Costs are going up for families such as the Holbrooks, though. It’s too late for most of them to get other forms of financial aid, and it might be too hard to come up with the money.

 

“So, do we pull our junior out of the private school and send him to Normandy along with his brothers?” Holbrook asked state lawmakers in February. “We want to be fair to all our children. Is it fair to keep him there and send our twins to Normandy? It has been a moral dilemma for us as parents.”

 

But Householder told reporters that last fall’s list wasn’t a promise to parents, and he likened the situation to applying for college.

 

“The portal never opened, so they were never granted those vouchers,” he said.

 

Holbrook disagreed and hopes that a lawsuit that he, other parents and a conservative group called Citizens for Community Values filed will prevail — restoring the list to the version released by the education department in November.

 

If the Ohio Supreme Court rules against Holbrook, there’s still a chance that the list quickly returns to 1,227 buildings.

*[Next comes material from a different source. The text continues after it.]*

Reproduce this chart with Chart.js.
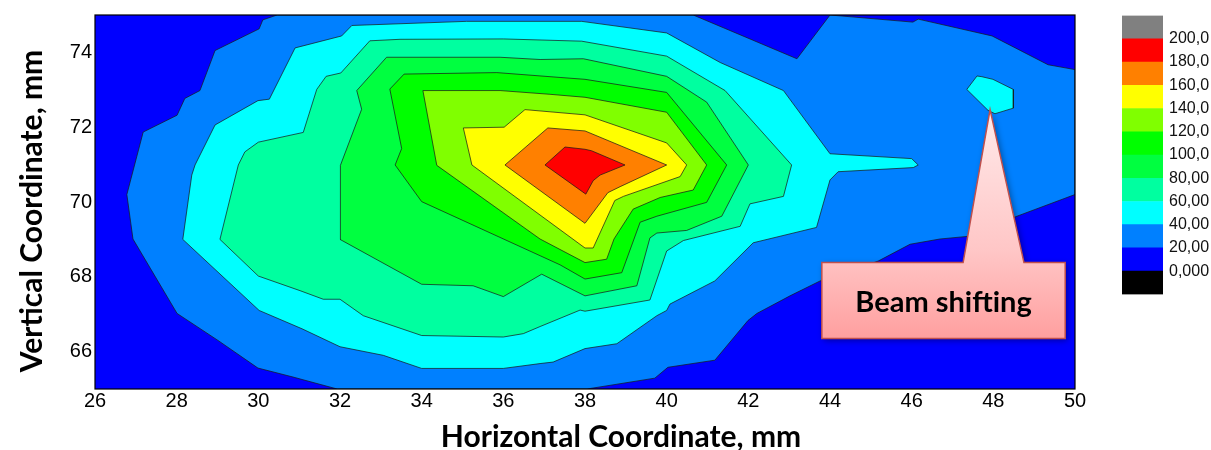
<!DOCTYPE html>
<html>
<head>
<meta charset="utf-8">
<script src="https://cdn.jsdelivr.net/npm/chart.js@4.4.1/dist/chart.umd.min.js"></script>
<style>
  html, body { margin: 0; padding: 0; background: #fff; }
  #wrap { position: relative; width: 1211px; height: 450px; }
  #c1 { position: absolute; left: 0; top: 0; }
  #c2 { position: absolute; left: 1100px; top: 0; }
</style>
</head>
<body>
<div id="wrap">
  <canvas id="c1" width="1211" height="450"></canvas>
  <canvas id="c2" width="111" height="310"></canvas>
</div>
<script>
// Axis ticks (mm)
const xTicks = [26, 28, 30, 32, 34, 36, 38, 40, 42, 44, 46, 48, 50];
const yTicks = [66, 68, 70, 72, 74];

// Colour-scale levels and their printed labels
const levelEdges = [-20, 0, 20, 40, 60, 80, 100, 120, 140, 160, 180, 200, 220];
const levelLabels = ['0,000', '20,00', '40,00', '60,00', '80,00', '100,0', '120,0', '140,0', '160,0', '180,0', '200,0'];

// Iso-contour outlines [x mm, y mm]; each ring encloses values above its level
const region0 = [[26, 65], [50, 65], [50, 75], [26, 75]];

const region20 = [[30.46, 75], [30.11, 74.87], [30.02, 74.63], [28.94, 74.05], [28.57, 72.98], [28.20, 72.77],
  [28.01, 72.32], [27.18, 71.87], [26.78, 70.20], [26.93, 69.01], [28.01, 67.02], [29.01, 66.30], [29.99, 65.56],
  [30.85, 65.32], [31.93, 65], [38.05, 65], [39.71, 65.29], [40.03, 65.58], [41.18, 65.77], [41.99, 66.83],
  [42.21, 67.02], [43.02, 67.49], [43.76, 67.89], [45.18, 68.42], [45.96, 68.87], [46.69, 69.01], [47.36, 69.08],
  [48.58, 69.62], [50, 70.20], [50, 73.54], [49.34, 73.67], [47.97, 74.44], [46.16, 74.89], [46.03, 74.81],
  [44.0, 75], [43.19, 73.83], [40.65, 75]];

const region40 = [[32.29, 74.72], [35.10, 74.83], [37.92, 74.83], [40.00, 74.52], [41.31, 73.73], [42.86, 72.98],
  [44.00, 71.29], [46.00, 71.16], [46.16, 70.99], [46.04, 70.92], [44.20, 70.81], [44.00, 70.59], [43.67, 69.32],
  [42.12, 68.91], [41.18, 67.89], [40.08, 67.27], [40.00, 67.10], [39.76, 66.96], [38.78, 66.21], [38.00, 66.08],
  [37.22, 65.72], [36.90, 65.68], [36.00, 65.55], [34.00, 65.55], [33.06, 65.90], [32.00, 66.13], [31.07, 66.61],
  [30.02, 67.10], [28.15, 69.00], [28.37, 70.72], [28.45, 70.99], [28.94, 72.06], [29.99, 72.71], [30.27, 72.75],
  [30.90, 74.12], [32.04, 74.44]];

const island40 = [[47.35, 73.01], [47.60, 73.37], [47.72, 73.35], [47.99, 73.28], [48.49, 73.01], [48.49, 72.51],
  [48.04, 72.36], [47.87, 72.45]];

const region60 = [[32.73, 74.31], [33.47, 74.35], [36.00, 74.36], [37.92, 74.30], [40.00, 73.90], [41.43, 72.98],
  [43.06, 70.99], [42.86, 70.15], [42.04, 69.95], [41.80, 69.35], [40.41, 68.97], [40.00, 68.69], [39.59, 67.38],
  [38.00, 67.08], [37.88, 67.11], [36.90, 66.67], [36.49, 66.48], [36.00, 66.39], [34.00, 66.43], [32.57, 66.96],
  [32.00, 67.40], [31.59, 67.40], [31.02, 67.63], [30.00, 68.02], [29.06, 69.00], [29.51, 70.99], [29.67, 71.34],
  [30.00, 71.60], [31.10, 71.86], [31.43, 73.01], [31.66, 73.36], [32.02, 73.45]];

const region80 = [[33.14, 73.87], [35.92, 73.87], [36.90, 73.81], [37.96, 73.83], [40.00, 73.36], [40.98, 72.67],
  [42.00, 70.99], [41.35, 69.62], [40.49, 69.24], [39.76, 69.17], [39.59, 69.04], [39.27, 67.76], [38.00, 67.49],
  [36.94, 68.07], [36.00, 67.47], [35.26, 67.76], [34.00, 67.80], [32.00, 69.00], [32.00, 70.01], [32.02, 70.98],
  [32.53, 72.48], [32.41, 72.98]];

const region100 = [[33.22, 73.02], [33.57, 73.42], [35.84, 73.46], [37.39, 73.33], [38.00, 73.28], [40.00, 72.93],
  [41.47, 70.99], [40.98, 69.99], [39.76, 69.62], [39.35, 69.46], [38.90, 68.11], [38.00, 67.94], [37.39, 68.32],
  [34.00, 70.01], [33.35, 70.99], [33.51, 71.43]];

const region120 = [[34.03, 72.98], [35.92, 72.98], [37.14, 72.88], [38.00, 72.80], [40.00, 72.40], [40.98, 70.99],
  [40.65, 70.32], [39.84, 70.12], [39.18, 69.81], [38.71, 69.01], [38.53, 68.47], [38.00, 68.38], [36.90, 69.01],
  [34.37, 70.98]];

const region140 = [[35.02, 71.98], [36.02, 72.00], [36.53, 72.47], [38.00, 72.33], [40.00, 71.58], [40.49, 70.99],
  [40.33, 70.68], [38.94, 70.15], [38.73, 70.04], [38.20, 68.77], [38.00, 68.77], [35.23, 70.99]];

const region160 = [[36.04, 70.99], [37.09, 71.98], [38.00, 71.90], [40.00, 70.99], [38.86, 70.41], [38.56, 70.25],
  [38.00, 69.43]];

const region180 = [[37.02, 70.99], [37.51, 71.47], [38.00, 71.41], [38.16, 71.37], [38.98, 70.99], [38.37, 70.72],
  [38.20, 70.57], [38.02, 70.21]];

// Band colours, one per level interval (below 0 ... above 200)
const bandColors = ['#000000', '#0000ff', '#0080ff', '#00ffff', '#00ffa0', '#00ff40', '#00ff00',
  '#80ff00', '#ffff00', '#ff8000', '#ff0000', '#808080'];
const colorFor = level => bandColors[levelEdges.indexOf(level)];

const regions = [
  { level: 0, ring: region0 },
  { level: 20, ring: region20 },
  { level: 40, ring: region40 },
  { level: 40, ring: island40 },
  { level: 60, ring: region60 },
  { level: 80, ring: region80 },
  { level: 100, ring: region100 },
  { level: 120, ring: region120 },
  { level: 140, ring: region140 },
  { level: 160, ring: region160 },
  { level: 180, ring: region180 }
];

const closeRing = ring => ring.concat([ring[0]]).map(([x, y]) => ({ x, y }));

const datasets = regions.map((r, i) => ({
  data: closeRing(r.ring),
  backgroundColor: colorFor(r.level),
  borderColor: r.level === 0 ? 'rgba(0,0,0,0)' : 'rgba(25,25,25,0.9)',
  borderWidth: 0.8,
  fill: 'shape',
  pointRadius: 0,
  pointHoverRadius: 0,
  tension: 0,
  order: regions.length - i
}));

const xTitle = 'Horizontal Coordinate, mm';
const yTitle = 'Vertical Coordinate, mm';

// Callout label, anchored in axis units
const calloutSpec = {
  text: 'Beam shifting',
  tipX: 47.92, tipY: 72.47,
  baseX0: 47.26, baseX1: 48.75,
  boxX0: 43.80, boxX1: 49.76, boxTop: 68.38, boxBottom: 66.35
};

const titleFontCss = 'bold 30px Lato, "Open Sans", sans-serif';

const decorPlugin = {
  id: 'frameTitlesCallout',
  afterDatasetsDraw(chart) {
    const { ctx, chartArea: a, scales: { x, y } } = chart;
    ctx.save();
    // plot frame
    ctx.strokeStyle = '#000';
    ctx.lineWidth = 1.2;
    ctx.strokeRect(a.left, a.top, a.right - a.left, a.bottom - a.top);

    // callout
    const c = calloutSpec;
    const L = x.getPixelForValue(c.boxX0), R = x.getPixelForValue(c.boxX1);
    const T = y.getPixelForValue(c.boxTop), B = y.getPixelForValue(c.boxBottom);
    const tx = x.getPixelForValue(c.tipX), ty = y.getPixelForValue(c.tipY);
    const b0 = x.getPixelForValue(c.baseX0), b1 = x.getPixelForValue(c.baseX1);
    ctx.beginPath();
    ctx.moveTo(L, T);
    ctx.lineTo(b0, T);
    ctx.lineTo(tx, ty);
    ctx.lineTo(b1, T);
    ctx.lineTo(R, T);
    ctx.lineTo(R, B);
    ctx.lineTo(L, B);
    ctx.closePath();
    const g = ctx.createLinearGradient(0, ty, 0, B);
    g.addColorStop(0, '#ffeaea');
    g.addColorStop(0.62, '#ffc6c6');
    g.addColorStop(1, '#ff9f9f');
    ctx.fillStyle = g;
    ctx.shadowColor = 'rgba(0,0,0,0.38)';
    ctx.shadowBlur = 6;
    ctx.shadowOffsetX = 2;
    ctx.shadowOffsetY = 2;
    ctx.fill();
    ctx.shadowColor = 'rgba(0,0,0,0)';
    ctx.strokeStyle = '#c0504d';
    ctx.lineWidth = 1.5;
    ctx.stroke();

    ctx.fillStyle = '#000';
    ctx.font = 'bold 29px Lato, "Open Sans", sans-serif';
    ctx.textAlign = 'center';
    ctx.textBaseline = 'middle';
    ctx.fillText(c.text, (L + R) / 2, (T + B) / 2 + 2);

    // axis titles
    ctx.font = titleFontCss;
    ctx.fillText(xTitle, (a.left + a.right) / 2 + 36, 437);
    ctx.translate(32, (a.top + a.bottom) / 2 + 9);
    ctx.rotate(-Math.PI / 2);
    ctx.fillText(yTitle, 0, 0);
    ctx.restore();
  }
};

const tickFont = { family: '"Liberation Sans", Arial, sans-serif', size: 20 };

new Chart(document.getElementById('c1'), {
  type: 'line',
  data: { datasets },
  options: {
    responsive: false,
    animation: false,
    devicePixelRatio: 1,
    layout: { padding: { left: 0, top: 12, right: 136, bottom: 0 } },
    plugins: { legend: { display: false }, tooltip: { enabled: false } },
    events: [],
    scales: {
      x: {
        type: 'linear', min: 26, max: 50,
        afterBuildTicks: s => { s.ticks = xTicks.map(v => ({ value: v })); },
        afterFit: s => { s.height = 61; },
        grid: { display: false, drawTicks: false },
        border: { display: false },
        ticks: { font: tickFont, color: '#000', padding: 0, maxRotation: 0, autoSkip: false }
      },
      y: {
        type: 'linear', min: 65, max: 75,
        afterBuildTicks: s => { s.ticks = yTicks.map(v => ({ value: v })); },
        afterFit: s => { s.width = 95; },
        grid: { display: false, drawTicks: false },
        border: { display: false },
        ticks: { font: tickFont, color: '#000', padding: 3, autoSkip: false }
      }
    }
  },
  plugins: [decorPlugin]
});

// Colour scale bar
const scaleSets = bandColors.map((col, i) => ({
  data: [[levelEdges[i], levelEdges[i + 1]]],
  backgroundColor: col,
  borderWidth: 0,
  barPercentage: 1,
  categoryPercentage: 1
}));

new Chart(document.getElementById('c2'), {
  type: 'bar',
  data: { labels: [''], datasets: scaleSets },
  options: {
    responsive: false,
    animation: false,
    devicePixelRatio: 1,
    layout: { padding: { left: 22, top: 12, right: 0, bottom: 15 } },
    plugins: { legend: { display: false }, tooltip: { enabled: false } },
    events: [],
    scales: {
      x: { stacked: true, display: false },
      y: {
        min: -20, max: 220, position: 'right', stacked: false,
        afterBuildTicks: s => { s.ticks = levelEdges.slice(1, -1).map(v => ({ value: v })); },
        afterFit: s => { s.width = 48; },
        grid: { display: false, drawTicks: false },
        border: { display: false },
        ticks: {
          font: { family: '"Liberation Sans", Arial, sans-serif', size: 16 },
          color: '#111', padding: 6,
          callback: v => levelLabels[levelEdges.indexOf(v) - 1]
        }
      }
    }
  }
});
</script>
</body>
</html>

Ohio’s coronavirus bill lifted state testing requirements and other assessments used to determine which buildings are “under-performing.” Without legal changes, school experts believe the education department would use the same data to create a list for the 2021-2022 school year as it did for 2020-2021.

 

“It would be cleanest for all involved if the legislature would act prior to November, but we realize that may not be feasible,” Fleeter said, noting that there is a general election coming that month.

 

And that means legislators could find themselves staring at the same list.